[Your task] Copy the data precisely, character for character, and leave out every picture.

☆ ☆ ☆ ☆ ☆

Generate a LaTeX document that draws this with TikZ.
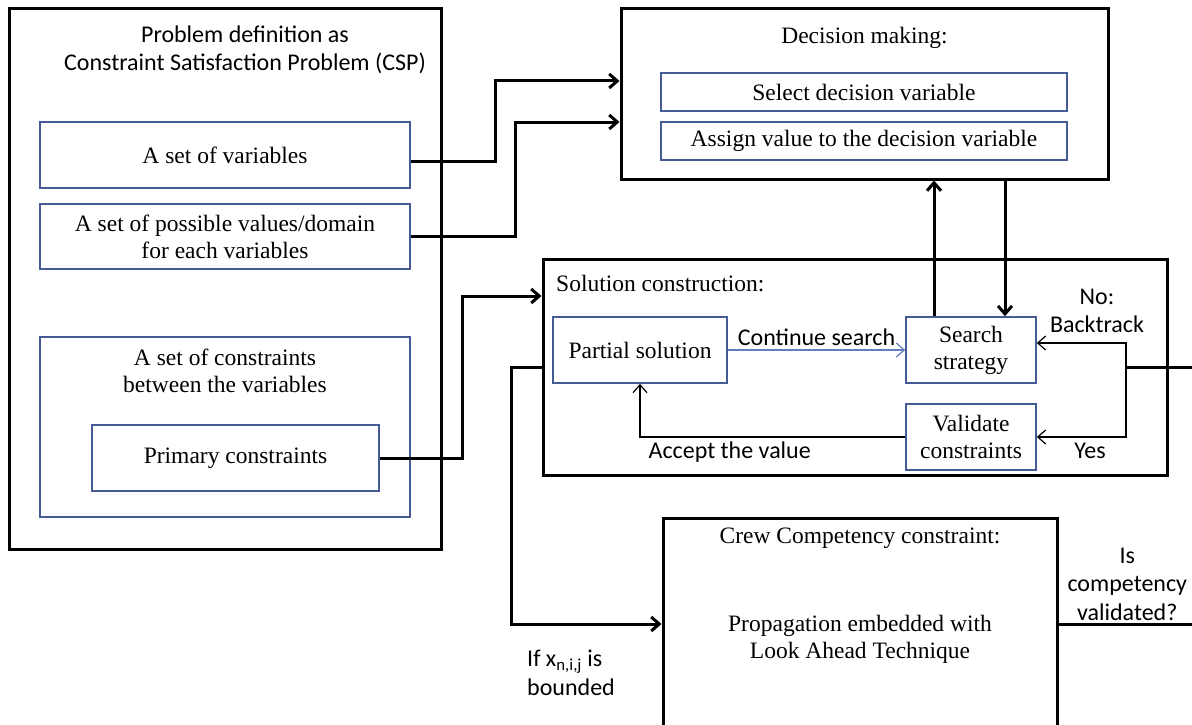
\documentclass[tikz,border=0pt]{standalone}
\usepackage{fontspec}
\setmainfont{Liberation Serif}
\newfontfamily\calibri{Carlito}
\usetikzlibrary{arrows.meta,calc}
\definecolor{boxblue}{RGB}{70,90,150}
\definecolor{arrowblue}{RGB}{100,125,190}
\tikzset{
  outerbox/.style={draw=black, line width=3pt, rectangle, inner sep=0pt},
  innerbox/.style={draw=boxblue, line width=1.6pt, rectangle, inner sep=0pt, align=center, font=\serifbig},
  plaintext/.style={inner sep=0pt, align=center, font=\serifbig},
  sanslbl/.style={inner sep=0pt, align=center, font=\sansbig},
  bigarrow/.style={line width=3pt, -{Straight Barb[length=8pt,width=14pt]}},
  thinarrow/.style={line width=1.2pt, -{Straight Barb[length=8pt,width=14pt]}},
  thickline/.style={line width=3pt}
}
\newcommand{\serifbig}{\fontsize{23.5}{27}\selectfont}
\newcommand{\sansbig}{\calibri\fontsize{24}{28.5}\selectfont}

\begin{document}
\begin{tikzpicture}[x=1pt, y=-1pt]
			%%%%% START %%%%%
			\useasboundingbox (0,0) rectangle (1192,725);
			\clip (0,0) rectangle (1192,725);
			
			% problem definition
			\node[outerbox, minimum width=432, minimum height=540] (prob) at (225,279) {};
			\node[sanslbl] (probtitle) at (245,50) {Problem definition as\\Constraint Satisfaction Problem (CSP)};
			\node[innerbox, minimum width=370, minimum height=66] (vars) at (225,155) {A set of variables};
			\node[innerbox, minimum width=370, minimum height=65] (dom) at (225,236.5) {A set of possible values/domain\\for each variables};
			\node[innerbox, minimum width=370, minimum height=180] (cons) at (225,427) {};
			\node[plaintext] (constitle) at (225,371) {A set of constraints\\between the variables};
			\node[innerbox, minimum width=287, minimum height=66] (prim) at (235.5,458) {Primary constraints};
			
			% decision making
			\node[outerbox, minimum width=487, minimum height=170] (dec) at (864.5,94) {};
			\node[plaintext] (dectitle) at (864.5,38) {Decision making:};
			\node[innerbox, minimum width=406, minimum height=38] (sel) at (864,92) {Select decision variable};
			\node[innerbox, minimum width=406, minimum height=38] (asg) at (864,141) {Assign value to the decision variable};
			
			% solution construction
			\node[outerbox, minimum width=624, minimum height=216] (sol) at (855,367) {};
			\node[plaintext, anchor=west] (soltitle) at (556,284) {Solution construction:};
			\node[innerbox, minimum width=174, minimum height=66] (part) at (640,350) {Partial solution};
			\node[innerbox, minimum width=130, minimum height=66] (srch) at (971,350) {Search\\strategy};
			\node[innerbox, minimum width=130, minimum height=66] (val) at (971,437) {Validate\\constraints};
			\coordinate (br) at (1126,367);
			
			% crew competency
			\node[outerbox, minimum width=394, minimum height=212] (crew) at (860,624) {};
			\node[plaintext] (crewtitle) at (860,538) {Crew Competency constraint:};
			\node[plaintext] (crewbody) at (860,639) {Propagation embedded with\\Look Ahead Technique};
			
			% connectors
			\draw[bigarrow] ([yshift=-6pt]vars.east) -| (495,81) -- ([yshift=13pt]dec.west);
			\draw[bigarrow] (dom.east) -| (515,122) -- ([yshift=-28pt]dec.west);
			\draw[bigarrow] (prim.east) -| (462,296) -- ([yshift=71pt]sol.west);
			
			\draw[bigarrow] ([xshift=-37pt]srch.north) -- ([xshift=-37pt]srch.north |- dec.south);
			\draw[bigarrow] ([xshift=34pt]srch.north |- dec.south) -- ([xshift=34pt]srch.north);
			
			\draw[thinarrow, draw=arrowblue] (part.east) -- (srch.west)
			  node[sanslbl, midway, above=4pt, text=black] (contlbl) {Continue search};
			\draw[thinarrow] (val.west) -| (part.south)
			  node[sanslbl, pos=0.5, anchor=north west, xshift=8pt, yshift=-4pt] (acclbl) {Accept the value};
			
			\draw[thickline] (crew.east) -- ++(160,0)
			  node[sanslbl, pos=0.43, above=2pt] (isval) {Is\\competency\\validated?} |- (br);
			\draw[thinarrow] (br) |- ([yshift=7pt]srch.east);
			\draw[thinarrow] (br) |- (val.east);
			\node[sanslbl] (nolbl) at (1097,311) {No:\\Backtrack};
			\node[sanslbl] (yeslbl) at (1090,451) {Yes};
			
			\draw[bigarrow] (sol.west) -- ++(-30,0) |- (crew.west);
			\node[sanslbl, align=left, anchor=north west] (iflbl) at (527,650) {If x\textsubscript{n,i,j} is\\bounded};
			
			%%%%% END %%%%%
\end{tikzpicture}
\end{document}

☆ ☆ ☆ ☆ ☆

[Solved problem]
Generate a LaTeX document that draws this with TikZ.
\documentclass[tikz,border=0pt]{standalone}
\usepackage{fontspec}
\setmainfont{Liberation Serif}
\newfontfamily\calibri{Carlito}
\usetikzlibrary{arrows.meta,calc}
\definecolor{boxblue}{RGB}{70,90,150}
\definecolor{arrowblue}{RGB}{100,125,190}
\tikzset{
  outerbox/.style={draw=black, line width=3pt, rectangle, inner sep=0pt},
  innerbox/.style={draw=boxblue, line width=1.6pt, rectangle, inner sep=0pt, align=center, font=\serifbig},
  plaintext/.style={inner sep=0pt, align=center, font=\serifbig},
  sanslbl/.style={inner sep=0pt, align=center, font=\sansbig},
  bigarrow/.style={line width=3pt, -{Straight Barb[length=8pt,width=14pt]}},
  thinarrow/.style={line width=1.2pt, -{Straight Barb[length=8pt,width=14pt]}},
  thickline/.style={line width=3pt}
}
\newcommand{\serifbig}{\fontsize{23.5}{27}\selectfont}
\newcommand{\sansbig}{\calibri\fontsize{24}{28.5}\selectfont}

\begin{document}
\begin{tikzpicture}[x=1pt, y=-1pt]
			%%%%% START %%%%%
			\useasboundingbox (0,0) rectangle (1192,725);
			\clip (0,0) rectangle (1192,725);
			
			% problem definition
			\node[outerbox, minimum width=432, minimum height=540] (prob) at (225,279) {};
			\node[sanslbl] (probtitle) at (245,50) {Problem definition as\\Constraint Satisfaction Problem (CSP)};
			\node[innerbox, minimum width=370, minimum height=66] (vars) at (225,155) {A set of variables};
			\node[innerbox, minimum width=370, minimum height=65] (dom) at (225,236.5) {A set of possible values/domain\\for each variables};
			\node[innerbox, minimum width=370, minimum height=180] (cons) at (225,427) {};
			\node[plaintext] (constitle) at (225,371) {A set of constraints\\between the variables};
			\node[innerbox, minimum width=287, minimum height=66] (prim) at (235.5,458) {Primary constraints};
			
			% decision making
			\node[outerbox, minimum width=487, minimum height=170] (dec) at (864.5,94) {};
			\node[plaintext] (dectitle) at (864.5,38) {Decision making:};
			\node[innerbox, minimum width=406, minimum height=38] (sel) at (864,92) {Select decision variable};
			\node[innerbox, minimum width=406, minimum height=38] (asg) at (864,141) {Assign value to the decision variable};
			
			% solution construction
			\node[outerbox, minimum width=624, minimum height=216] (sol) at (855,367) {};
			\node[plaintext, anchor=west] (soltitle) at (556,284) {Solution construction:};
			\node[innerbox, minimum width=174, minimum height=66] (part) at (640,350) {Partial solution};
			\node[innerbox, minimum width=130, minimum height=66] (srch) at (971,350) {Search\\strategy};
			\node[innerbox, minimum width=130, minimum height=66] (val) at (971,437) {Validate\\constraints};
			\coordinate (br) at (1126,367);
			
			% crew competency
			\node[outerbox, minimum width=394, minimum height=212] (crew) at (860,624) {};
			\node[plaintext] (crewtitle) at (860,538) {Crew Competency constraint:};
			\node[plaintext] (crewbody) at (860,639) {Propagation embedded with\\Look Ahead Technique};
			
			% connectors
			\draw[bigarrow] ([yshift=-6pt]vars.east) -| (495,81) -- ([yshift=13pt]dec.west);
			\draw[bigarrow] (dom.east) -| (515,122) -- ([yshift=-28pt]dec.west);
			\draw[bigarrow] (prim.east) -| (462,296) -- ([yshift=71pt]sol.west);
			
			\draw[bigarrow] ([xshift=-37pt]srch.north) -- ([xshift=-37pt]srch.north |- dec.south);
			\draw[bigarrow] ([xshift=34pt]srch.north |- dec.south) -- ([xshift=34pt]srch.north);
			
			\draw[thinarrow, draw=arrowblue] (part.east) -- (srch.west)
			  node[sanslbl, midway, above=4pt, text=black] (contlbl) {Continue search};
			\draw[thinarrow] (val.west) -| (part.south)
			  node[sanslbl, pos=0.5, anchor=north west, xshift=8pt, yshift=-4pt] (acclbl) {Accept the value};
			
			\draw[thickline] (crew.east) -- ++(160,0)
			  node[sanslbl, pos=0.43, above=2pt] (isval) {Is\\competency\\validated?} |- (br);
			\draw[thinarrow] (br) |- ([yshift=7pt]srch.east);
			\draw[thinarrow] (br) |- (val.east);
			\node[sanslbl] (nolbl) at (1097,311) {No:\\Backtrack};
			\node[sanslbl] (yeslbl) at (1090,451) {Yes};
			
			\draw[bigarrow] (sol.west) -- ++(-30,0) |- (crew.west);
			\node[sanslbl, align=left, anchor=north west] (iflbl) at (527,650) {If x\textsubscript{n,i,j} is\\bounded};
			
			%%%%% END %%%%%
\end{tikzpicture}
\end{document}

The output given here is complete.